───── GIVEN MATERIAL ─────

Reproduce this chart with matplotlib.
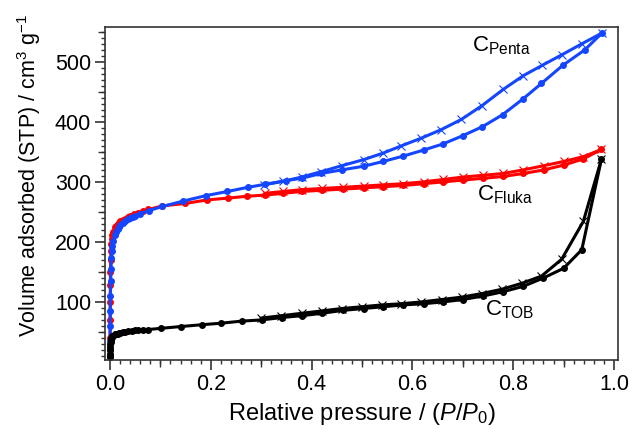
"""
Nitrogen sorption isotherms for three carbons (CPenta, CFluka, CTOB).
Filled circles: adsorption branch, crosses: desorption branch.
"""
import matplotlib
matplotlib.use("Agg")
import matplotlib.pyplot as plt
from matplotlib.ticker import MultipleLocator, NullFormatter

plt.rcParams["font.family"] = "Liberation Sans"
plt.rcParams["mathtext.fontset"] = "custom"
plt.rcParams["mathtext.rm"] = "Liberation Sans"
plt.rcParams["mathtext.it"] = "Liberation Sans:italic"

# CPenta (blue)
penta_ads_x = [0.0001, 0.0002, 0.0003, 0.0005, 0.0007, 0.001, 0.0015, 0.002, 0.003,
               0.004, 0.005, 0.007, 0.01, 0.0125, 0.015, 0.0175, 0.02, 0.025, 0.03,
               0.035, 0.04, 0.045, 0.05, 0.06, 0.077, 0.104, 0.145, 0.19, 0.233,
               0.274, 0.308, 0.349, 0.38, 0.419, 0.46, 0.503, 0.542, 0.582, 0.622,
               0.66, 0.70, 0.739, 0.779, 0.819, 0.856, 0.898, 0.942, 0.976]
penta_ads_y = [12, 20, 35, 60, 85, 110, 135, 155, 173,
               185, 194, 202, 212, 217, 222, 225, 228, 232, 235,
               238, 240, 242, 243, 247, 252, 259, 268, 277, 284,
               291, 296, 302, 306, 314, 320, 326, 334, 343, 353,
               363, 377, 392, 412, 438, 464, 494, 520, 548]
penta_des_x = [0.976, 0.936, 0.897, 0.857, 0.820, 0.780, 0.738, 0.697, 0.657,
               0.618, 0.578, 0.542, 0.503, 0.460, 0.419, 0.38, 0.344, 0.305]
penta_des_y = [548, 530, 512, 494, 477, 454, 427, 404, 387,
               373, 360, 348, 337, 327, 317, 308, 301, 295]

# CFluka (red)
fluka_ads_x = [0.0002, 0.0003, 0.0005, 0.0007, 0.001, 0.0015, 0.002, 0.003, 0.004,
               0.005, 0.007, 0.01, 0.0125, 0.015, 0.0175, 0.02, 0.025, 0.03, 0.035,
               0.04, 0.048, 0.056, 0.066, 0.076, 0.104, 0.149, 0.193, 0.235, 0.271,
               0.308, 0.344, 0.38, 0.42, 0.463, 0.503, 0.542, 0.582, 0.622, 0.661,
               0.70, 0.741, 0.78, 0.82, 0.861, 0.90, 0.938, 0.975]
fluka_ads_y = [40, 70, 100, 128, 150, 170, 185, 197, 205,
               211, 217, 224, 227, 230, 232, 234, 236, 238, 241,
               243, 246, 248, 251, 254, 260, 264, 270, 273, 276,
               278, 281, 284, 286, 288, 290, 292, 294, 297, 300,
               303, 306, 309, 314, 320, 328, 338, 354]
fluka_des_x = [0.975, 0.939, 0.90, 0.861, 0.82, 0.78, 0.741, 0.70, 0.661,
               0.622, 0.582, 0.542, 0.503, 0.463, 0.42, 0.38, 0.344, 0.308]
fluka_des_y = [354, 342, 334, 327, 320, 314, 311, 308, 304,
               300, 297, 295, 293, 291, 289, 287, 284, 281]

# CTOB (black)
tob_ads_x = [0.0001, 0.0002, 0.0003, 0.0005, 0.0007, 0.001, 0.0015, 0.002, 0.003,
             0.004, 0.005, 0.007, 0.01, 0.0125, 0.015, 0.0175, 0.02, 0.025, 0.03,
             0.036, 0.043, 0.05, 0.056, 0.066, 0.076, 0.101, 0.141, 0.182, 0.220,
             0.261, 0.301, 0.341, 0.38, 0.42, 0.463, 0.503, 0.542, 0.582, 0.622,
             0.661, 0.70, 0.741, 0.78, 0.82, 0.86, 0.90, 0.936, 0.975]
tob_ads_y = [8, 10, 14, 20, 25, 30, 34, 37, 39.5,
             41, 42.5, 44, 46, 46.5, 47, 48, 48.5, 49.5, 50,
             51, 52, 52.5, 53, 53.5, 54, 56, 59, 62, 64.5,
             68, 70, 74, 77, 81, 86, 89, 92, 95, 97,
             100, 104, 110, 117, 126, 140, 156, 187, 338]
tob_des_x = [0.975, 0.939, 0.896, 0.856, 0.817, 0.777, 0.738, 0.698, 0.658,
             0.618, 0.578, 0.54, 0.50, 0.46, 0.42, 0.38, 0.34, 0.30]
tob_des_y = [338, 234, 171, 143, 131, 121, 114, 108, 104,
             100, 97, 95, 92, 89, 85, 81, 77, 73]

BLUE = "#1446ff"
RED = "#ff0000"
BLACK = "#000000"
GREY = "#333333"

fig = plt.figure(figsize=(6.32, 4.36), dpi=100)
ax = fig.add_axes([0.166, 0.174, 0.812, 0.764])

series = [
    (fluka_ads_x, fluka_ads_y, fluka_des_x, fluka_des_y, RED),
    (penta_ads_x, penta_ads_y, penta_des_x, penta_des_y, BLUE),
    (tob_ads_x, tob_ads_y, tob_des_x, tob_des_y, BLACK),
]
for a_x, a_y, d_x, d_y, col in series:
    ax.plot(d_x, d_y, color=col, lw=2.2, marker="x", ms=6, mew=0.8)
    ax.plot(a_x, a_y, color=col, lw=2.2, marker="o", ms=4)

ax.set_xlim(-0.01, 1.008)
ax.set_ylim(3, 558)

# three tick levels: major, medium (secondary axis), minor
ax.xaxis.set_minor_locator(MultipleLocator(0.02))
ax.yaxis.set_major_locator(MultipleLocator(100))
ax.yaxis.set_minor_locator(MultipleLocator(10))
ax.set_xticks([0.0, 0.2, 0.4, 0.6, 0.8, 1.0], ["0.0", "0.2", "0.4", "0.6", "0.8", "1.0"])
ax.tick_params(which="major", direction="out", length=7, width=1.2, color=GREY,
               labelsize=15.5, pad=3, top=False, right=False)
ax.tick_params(which="minor", direction="out", length=3, width=1.0, color=GREY,
               top=False, right=False)

secx = ax.secondary_xaxis("bottom")
secx.set_xticks([0.1, 0.3, 0.5, 0.7, 0.9])
secx.xaxis.set_major_formatter(NullFormatter())
secx.tick_params(direction="out", length=5, width=1.0, color=GREY)
secx.spines["bottom"].set_visible(False)
secy = ax.secondary_yaxis("left")
secy.set_yticks([50, 150, 250, 350, 450, 550])
secy.yaxis.set_major_formatter(NullFormatter())
secy.tick_params(direction="out", length=5, width=1.0, color=GREY)
secy.spines["left"].set_visible(False)

for sp in ax.spines.values():
    sp.set_color(GREY)
    sp.set_linewidth(1.2)

ax.set_xlabel("Relative pressure / ($\\it{P}$/$\\it{P}_0$)", fontsize=17, labelpad=4)
ax.set_ylabel("Volume adsorbed (STP) / cm$^{3}$ g$^{-1}$", fontsize=15.5)
ax.yaxis.set_label_coords(-0.12, 0.555)

ax.text(0.718, 527, "C$_{\\mathrm{Penta}}$", fontsize=16, va="center", ha="left")
ax.text(0.728, 278, "C$_{\\mathrm{Fluka}}$", fontsize=16, va="center", ha="left")
ax.text(0.744, 87, "C$_{\\mathrm{TOB}}$", fontsize=16, va="center", ha="left")

fig.savefig("out.png", dpi=100)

─────

Write out exactly the opening lines of the data, stopping after the line that holds "from matplotlib.ticker import". Exclude pictures.

» **FINISHED EXERCISE**:
Reproduce this chart with matplotlib.
"""
Nitrogen sorption isotherms for three carbons (CPenta, CFluka, CTOB).
Filled circles: adsorption branch, crosses: desorption branch.
"""
import matplotlib
matplotlib.use("Agg")
import matplotlib.pyplot as plt
from matplotlib.ticker import MultipleLocator, NullFormatter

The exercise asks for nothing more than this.